Feist and frustration in science #aaptsm13

by Stephanie Chasteen on July 17, 2013

confused studentI’m having a great time at the AAPT (American Association of Physics Teachers) summer meeting, and I have had so many people mention helpful blog posts from previous conferences that I thought I should try to sharpen my blogging-pen and do a little live-blogging from the sessions.

An interesting talk just now from Jennifer Richards (U Maryland) and Luke Conlin (Stanford U), on “feist and frustration” and how this relates to student engagement.

They gave us two case studies.  One of a high school student who was frustrated in trying to understand how the tilt of the  Earth affected the length of the seasons.  He spent quite a bit of time trying to get an answer from the teacher, and then puzzling over the problem, until he finally arrived at a satisfying (and correct) answer.

Another example was of a group of students working on the Washington tutorials, and one student who struggled to make sense of the fact that a car and a truck in a collision must exert the same force on one another (by Newton’s Laws), but we know that the car will suffer more damage.  Her frustration sparked the group to have some very productive discussions as they attempted to address her annoyance and unhappiness.

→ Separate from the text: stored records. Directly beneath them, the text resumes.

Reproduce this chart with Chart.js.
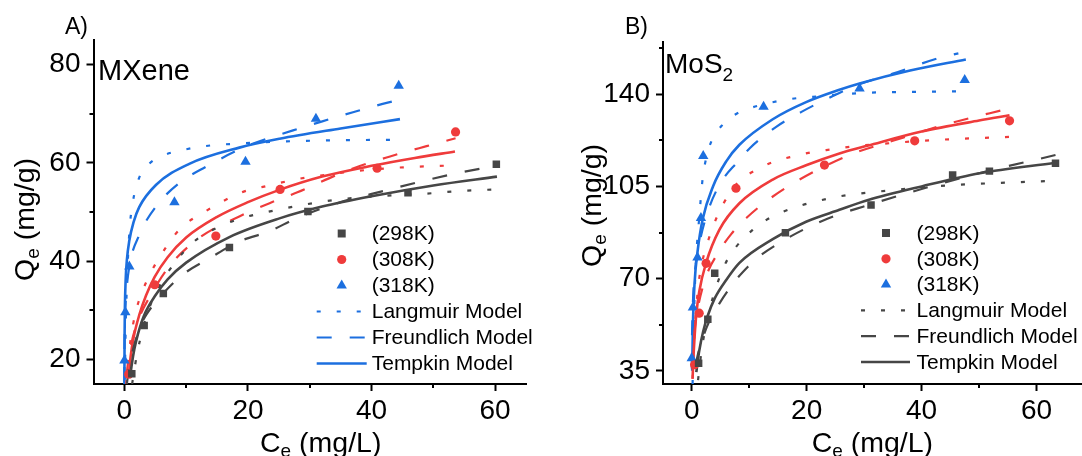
<!DOCTYPE html>
<html>
<head>
<meta charset="utf-8">
<script src="https://cdn.jsdelivr.net/npm/chart.js@4.4.1/dist/chart.umd.min.js"></script>
<style>
  body { margin: 0; width: 1082px; height: 456px; overflow: hidden; background: #fff; position: relative; }
  canvas { position: absolute; top: 0; }
  #chartA { left: 0; }
  #chartB { left: 540px; }
</style>
</head>
<body>
<canvas id="chartA" width="540" height="456"></canvas>
<canvas id="chartB" width="560" height="456"></canvas>
<script>
// ---- labels / ticks ----
const tempLabels = ["(298K)", "(308K)", "(318K)"];
const modelLabels = ["Langmuir Model", "Freundlich Model", "Tempkin Model"];
const xTickLabels = [0, 20, 40, 60];
const mxXTicks = [0, 10, 20, 30, 40, 50, 60];
const moXTicks = [0, 10, 20, 30, 40, 50, 60, 70];
const mxYTicks = [20, 30, 40, 50, 60, 70, 80];
const mxYTickLabels = [20, 40, 60, 80];
const moYTicks = [35, 52.5, 70, 87.5, 105, 122.5, 140, 157.5];
const moYTickLabels = [35, 70, 105, 140];

// ---- A) MXene : measured points [Ce, Qe] ----
const mx298 = [[1.2,17.1],[3.2,26.9],[6.3,33.4],[17.0,42.8],[29.7,50.1],[45.9,53.9],[60.2,59.7]];
const mx308 = [[0.7,17.0],[4.9,35.2],[14.8,45.1],[25.2,54.6],[40.9,58.9],[53.6,66.3]];
const mx318 = [[0.0,19.8],[0.15,29.6],[0.8,38.9],[8.1,52.0],[19.6,60.2],[31.0,69.0],[44.4,75.7]];

// model curves
const mx298Lang = [[1.25,15],[1.5,17],[2,20.8],[3,26.3],[4.1,30.7],[5.5,34.5],[7.3,38.2],[11,43.7],[15,46.8],[19.1,48.8],[22.4,49.8],[28.7,51.4],[35,52.6],[42,53.3],[48.4,53.7],[54.6,54.3],[60.2,54.6]];
const mx298Freu = [[0.4,15],[0.7,18],[1,20],[1.5,22.5],[2.5,26.5],[3.5,29],[5.7,32.6],[9.4,37.2],[13.8,40.6],[18.6,44],[23.5,46.1],[27.8,48.7],[35,52],[42,54.3],[48.3,56.3],[53.5,57.8],[60.2,59.4]];
const mx298Temp = [[0.9,16.2],[1.2,19],[1.6,22],[2.2,25.2],[3.2,29],[5,33],[7,36.3],[10,39.7],[17,44.9],[25.1,48.7],[32,51.1],[40,53.2],[50,55.4],[60.3,57.2]];

const mx308Lang = [[0.3,15],[0.6,19.5],[1,24],[1.8,29.5],[2.9,33.8],[4,37],[5.7,40.8],[8.9,46.4],[13.2,50.2],[19.2,54.1],[22.4,55.1],[28,56.7],[31,57.3],[38,58.4],[43.8,59],[53.6,59.5]];
const mx308Freu = [[0.3,16.3],[0.6,19.5],[1,22.5],[2,27.2],[4.5,33.6],[7.3,39],[12.2,44.8],[18.6,49.1],[23.5,51.8],[28,54],[36.2,58.5],[43,61.3],[48.9,63.4],[53.6,65]];
const mx308Temp = [[0.7,16.5],[1,20.5],[1.5,24.5],[2.4,29],[3.5,33],[4.9,36.8],[7,40.8],[10,44.8],[15,49],[20,52],[25.1,54.5],[32,57.2],[40,59.4],[47,61],[53.5,62.3]];

const mx318Lang = [[0.05,12],[0.1,18],[0.2,26],[0.4,35],[0.8,45.8],[1.3,51.5],[2.4,57],[4,59.8],[6.5,61.6],[9.4,62.6],[13,63.4],[18,63.9],[27,64.4],[35,64.6],[44.4,64.7]];
const mx318Freu = [[0.002,15.4],[0.01,19.8],[0.03,23.5],[0.1,28.2],[0.3,33.3],[0.8,38.9],[2.4,45.3],[5.1,51.1],[8.9,55.9],[13.2,59.2],[20,63.5],[27.3,66.6],[31.9,68.4],[37,70.3],[41.8,72],[44.4,72.8]];
const mx318Temp = [[0.005,14],[0.01,18],[0.03,24.5],[0.08,30.5],[0.2,36],[0.4,40.2],[0.8,44.2],[1.5,48],[2.4,51],[5.1,55.5],[10.5,59.8],[18.6,63.1],[25.1,64.9],[35,67],[44.6,68.9]];

// ---- B) MoS2 : measured points ----
const mo298 = [[1.2,37.9],[2.8,54.6],[4.0,72.0],[16.3,87.4],[31.2,97.9],[45.4,109.3],[51.8,110.8],[63.3,113.8]];
const mo308 = [[0.5,37.3],[1.3,56.9],[2.5,75.8],[7.7,104.3],[23.1,113.1],[38.8,122.3],[55.3,129.9]];
const mo318 = [[0.0,39.8],[0.2,59.0],[1.0,78.0],[1.6,93.0],[2.0,116.5],[12.5,135.2],[29.2,142.2],[47.5,145.4]];

const mo298Lang = [[1.1,31.5],[1.4,37.3],[1.9,45.3],[2.7,54.4],[3.7,63],[5.7,75],[7.7,82],[10.6,88.5],[13,92.3],[15.7,95.2],[19.1,97.8],[22.2,99.6],[25.4,101.1],[28.6,102.1],[35,103.6],[44.9,105.4],[53,106.3],[61.8,107]];
const mo298Freu = [[0.7,37],[1,40.5],[2,48],[3,53.5],[4.8,60.5],[7.7,69.5],[10,75],[11.2,77.5],[15,83.2],[19.9,89.1],[24.9,93.8],[29.8,97.3],[40,104],[50,110],[63.3,116.9]];
const mo298Temp = [[0.8,34.5],[1,38],[1.3,42.5],[2,50],[2.8,56],[4,62.5],[6,69.5],[8.3,76],[14.1,85],[19.9,91.6],[25.7,96.1],[30.7,99.8],[40,105],[50.1,110],[63.3,114]];

const mo308Lang = [[0.15,32],[0.2,34.5],[0.5,50],[0.8,59.4],[1.3,70],[2,78],[3.1,86],[4.5,94],[6.6,102.4],[8.3,107],[11.8,111.9],[14.7,114.7],[17.9,116.5],[21.4,118.2],[24.6,119.1],[27.8,120.1],[35,121.5],[42.3,122.6],[55.3,123.8]];
const mo308Freu = [[0.1,35.8],[0.2,41.4],[0.5,50.2],[1,58],[2.5,70.8],[4.8,80.5],[6.9,87],[9.5,93],[13.5,100.2],[17.9,106.5],[27.4,116.9],[35,122.3],[45,129],[55.3,134.6]];
const mo308Temp = [[0.15,32],[0.25,38],[0.5,48],[0.8,56.5],[1.3,65],[2.5,76],[4.8,88.5],[8.3,98.6],[14.1,107.6],[19.9,113],[25.7,117.5],[30.7,120.5],[40,125.8],[50,130],[55.3,132]];

const mo318Lang = [[0.15,30],[0.3,47],[0.5,64],[0.8,79],[1.3,93],[1.9,108],[2.6,116.5],[3.4,122],[5.4,128.5],[7.5,132.2],[10,134.6],[16.7,138],[22.8,139.3],[30,140.5],[40,140.9],[47.5,141.1]];
const mo318Freu = [[0.01,35.9],[0.02,40.3],[0.05,47.8],[0.1,53.4],[0.3,65.7],[0.6,73.7],[1,79.7],[2.5,93.5],[4.8,105.5],[8,114.4],[10.1,119.5],[14.7,127.6],[19.1,133.3],[23.7,138.4],[28.6,143.3],[35,147.8],[43.1,153.8],[46.4,155.5]];
const mo318Temp = [[0.08,35],[0.1,39],[0.2,52],[0.5,68.5],[1,80],[1.9,92.5],[3.7,105],[6,114.5],[8.3,120.8],[14.1,130.5],[19.9,137],[25.7,141.7],[29.2,144.1],[38,149],[47.7,153.2]];

// ---- styles ----
const FONT = "'Liberation Sans', Arial, sans-serif";
const GRAY = "#464646", RED = "#ef3b3b", BLUE = "#1c6fdf";
const tempColors = [GRAY, RED, BLUE];
const tempShapes = ["rect", "circle", "triangle"];
const tempRadius = [5.3, 4.6, 6];
const modelDash = [[4, 16], [15, 18], []];
const modelWidth = [2.2, 2.2, 2.6];

const xy = arr => arr.map(p => ({x: p[0], y: p[1]}));

function buildDatasets(points, models) {
  const sets = [];
  points.forEach((pts, i) => {
    models[i].forEach((curve, m) => {
      sets.push({
        data: xy(curve), showLine: true, pointRadius: 0,
        borderColor: tempColors[i], borderWidth: modelWidth[m], borderDash: modelDash[m],
        borderCapStyle: "butt", cubicInterpolationMode: "monotone", order: 2
      });
    });
    sets.push({
      data: xy(pts), showLine: false, pointStyle: tempShapes[i], pointRadius: tempRadius[i],
      backgroundColor: tempColors[i], borderColor: tempColors[i], borderWidth: 0, order: 1
    });
  });
  return sets;
}

// major ticks drawn by Chart.js, minor (unlabelled) ones hidden there and drawn shorter below
function buildScales(p) {
  const font = {family: FONT, size: 28};
  const grid = labels => ({
    drawOnChartArea: false, tickLength: 7, tickWidth: 2,
    tickColor: c => labels.includes(c.tick.value) ? "#000" : "rgba(0,0,0,0)"
  });
  return {
    x: {
      type: "linear", min: p.xMin, max: p.xMax,
      border: {color: "#000", width: 2}, grid: grid(xTickLabels),
      afterBuildTicks: s => { s.ticks = p.xTicks.map(v => ({value: v})); },
      ticks: {autoSkip: false, maxRotation: 0, padding: 3,
        color: "#000", font: font, callback: v => xTickLabels.includes(v) ? String(v) : ""},
      afterFit: s => { s.height = 456 - p.bottom; }
    },
    y: {
      type: "linear", min: p.yMin, max: p.yMax,
      border: {color: "#000", width: 2}, grid: grid(p.yLabels),
      afterBuildTicks: s => { s.ticks = p.yTicks.map(v => ({value: v})); },
      ticks: {autoSkip: false, padding: 6,
        color: "#000", font: font, callback: v => p.yLabels.includes(v) ? String(v) : ""},
      afterFit: s => { s.width = p.left; }
    }
  };
}

function drawParts(ctx, parts, x, y) {
  parts.forEach(pt => {
    ctx.font = pt[1] + "px " + FONT;
    ctx.fillText(pt[0], x, y + (pt[2] || 0));
    x += ctx.measureText(pt[0]).width;
  });
}

function marker(ctx, i, x, y) {
  ctx.fillStyle = tempColors[i];
  ctx.beginPath();
  if (i === 0) { ctx.rect(x - 4, y - 4, 8, 8); }
  else if (i === 1) { ctx.arc(x, y, 4.6, 0, Math.PI * 2); }
  else { ctx.moveTo(x, y - 6); ctx.lineTo(x + 5.2, y + 3); ctx.lineTo(x - 5.2, y + 3); ctx.closePath(); }
  ctx.fill();
}

function decor(d, p) {
  return {
    id: "decor",
    afterDraw(chart) {
      const ctx = chart.ctx;
      const area = chart.chartArea;
      ctx.save();
      // short minor ticks
      ctx.strokeStyle = "#000";
      ctx.lineWidth = 2;
      ctx.beginPath();
      p.xTicks.filter(v => !xTickLabels.includes(v)).forEach(v => {
        const x = Math.round(chart.scales.x.getPixelForValue(v));
        ctx.moveTo(x, area.bottom); ctx.lineTo(x, area.bottom + 4);
      });
      p.yTicks.filter(v => !p.yLabels.includes(v)).forEach(v => {
        const y = Math.round(chart.scales.y.getPixelForValue(v));
        ctx.moveTo(area.left, y); ctx.lineTo(area.left - 4, y);
      });
      ctx.stroke();

      ctx.fillStyle = "#000";
      ctx.textBaseline = "alphabetic";
      ctx.textAlign = "left";
      drawParts(ctx, [[d.tag, 23]], d.tagX, d.tagY);
      drawParts(ctx, d.name, d.nameX, d.nameY);
      drawParts(ctx, [["C", 28.5], ["e", 19, 5], [" (mg/L)", 28.5]], d.xTitleX, 452);
      ctx.save();
      ctx.translate(d.yTitleX, d.yTitleY);
      ctx.rotate(-Math.PI / 2);
      drawParts(ctx, [["Q", 28.5], ["e", 19, 5], [" (mg/g)", 28.5]], 0, 0);
      ctx.restore();
      // legend
      const L = d.legend;
      ctx.textBaseline = "middle";
      tempLabels.forEach((t, i) => {
        const y = L.y0 + i * L.dy;
        marker(ctx, i, L.mx, y);
        ctx.fillStyle = "#000";
        ctx.font = "21px " + FONT;
        ctx.fillText(t, L.tx, y + 1);
      });
      modelLabels.forEach((t, m) => {
        const y = L.y0 + (m + 3) * L.dy;
        ctx.strokeStyle = d.modelColor;
        ctx.lineWidth = modelWidth[m];
        ctx.setLineDash(modelDash[m]);
        ctx.beginPath(); ctx.moveTo(L.lx0, y); ctx.lineTo(L.lx1, y); ctx.stroke();
        ctx.setLineDash([]);
        ctx.fillStyle = "#000";
        ctx.font = "21px " + FONT;
        ctx.fillText(t, L.tx, y + 1);
      });
      ctx.restore();
    }
  };
}

function makeChart(id, points, models, p, d) {
  new Chart(document.getElementById(id), {
    type: "scatter",
    data: {datasets: buildDatasets(points, models)},
    options: {
      responsive: false, animation: false, devicePixelRatio: 1,
      layout: {padding: {left: 0, top: p.top, right: p.right, bottom: 0}},
      plugins: {legend: {display: false}, tooltip: {enabled: false}},
      scales: buildScales(p)
    },
    plugins: [decor(d, p)]
  });
}

makeChart("chartA", [mx298, mx308, mx318],
  [[mx298Lang, mx298Freu, mx298Temp], [mx308Lang, mx308Freu, mx308Temp], [mx318Lang, mx318Freu, mx318Temp]],
  {xMin: -5, xMax: 65, yMin: 15, yMax: 85, xTicks: mxXTicks, yTicks: mxYTicks, yLabels: mxYTickLabels,
   left: 93.5, top: 40, right: 14, bottom: 384},
  {tag: "A)", tagX: 65, tagY: 34, name: [["MXene", 29]], nameX: 98, nameY: 80, xTitleX: 260, yTitleX: 34, yTitleY: 281,
   modelColor: BLUE, legend: {mx: 341.7, tx: 371.7, lx0: 316.7, lx1: 366.7, y0: 233.5, dy: 26}});

makeChart("chartB", [mo298, mo308, mo318],
  [[mo298Lang, mo298Freu, mo298Temp], [mo308Lang, mo308Freu, mo308Temp], [mo318Lang, mo318Freu, mo318Temp]],
  {xMin: -5, xMax: 70, yMin: 30, yMax: 160, xTicks: moXTicks, yTicks: moYTicks, yLabels: moYTickLabels,
   left: 123, top: 41.5, right: 6, bottom: 384},
  {tag: "B)", tagX: 85, tagY: 33.5, name: [["MoS", 28], ["2", 19, 8]], nameX: 125, nameY: 73.3, xTitleX: 271.7, yTitleX: 61, yTitleY: 267,
   modelColor: GRAY, legend: {mx: 346, tx: 376.5, lx0: 321, lx1: 370, y0: 233, dy: 25.8}});
</script>
</body>
</html>
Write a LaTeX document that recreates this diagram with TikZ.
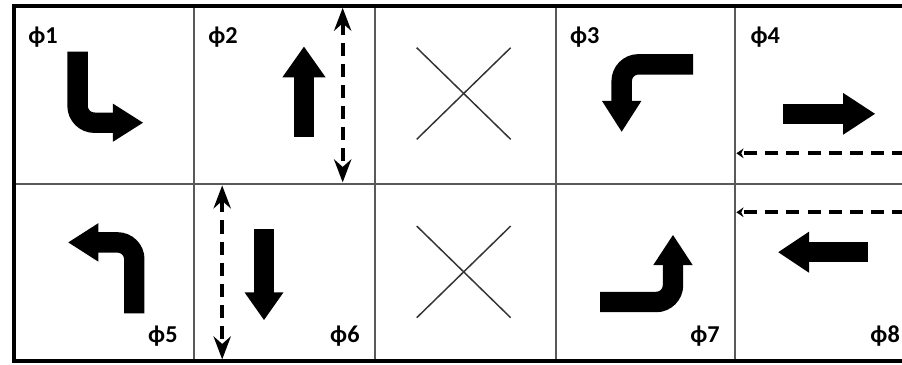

The common features in these two situations are:

  • The content is non-trivial, with something to resolve and make sense of
  • There is adequate space, time, and resources to grapple with this content
  • The teacher supported the students in this process of grappling

So, the conclusions of these researchers are that feist and frustration CAN be productive for the doing of science (but that this is not always the case).

I found this interesting because I feel that this kind of frustration is what has often pushed me to work through a problem.  It can put that little fire under my feet to make me want to work on something, give me the urge and need to know.  So, maybe it’s not necessary to always try to soothe our students’ frustrations; if it seems to be putting a fire under their feet so they’re working to understand the problem, instead of just shutting them down, some frustration can be a really motivating factor.



Iain July 18, 2013 at 1:02 am

Great post.
Isn’t this the very cornerstone of science. Finding an unknown and then testing our observations to create a model and scientific theory.
The danger comes when students are more willing to assume the book/teacher/internet has the answer and that answer is “true”. Truth is for mathematicians, scientists have theories.

Peter (@polarisdotca) July 18, 2013 at 2:45 pm

Isn’t this also what makes a good peer instruction (clickers) question? I want students to be a bit frustrated; I want their brains hurting; I want them to want to resolve the issue. In return for their investment of thought, the instructor damn well better resolve things. Otherwise the students’ intellectual frustration becomes genuine frustration: “I still don’t get it! Why is he continuing with this lecture? Screw this, I’m just gonna click C) from now on and get my stupid point.”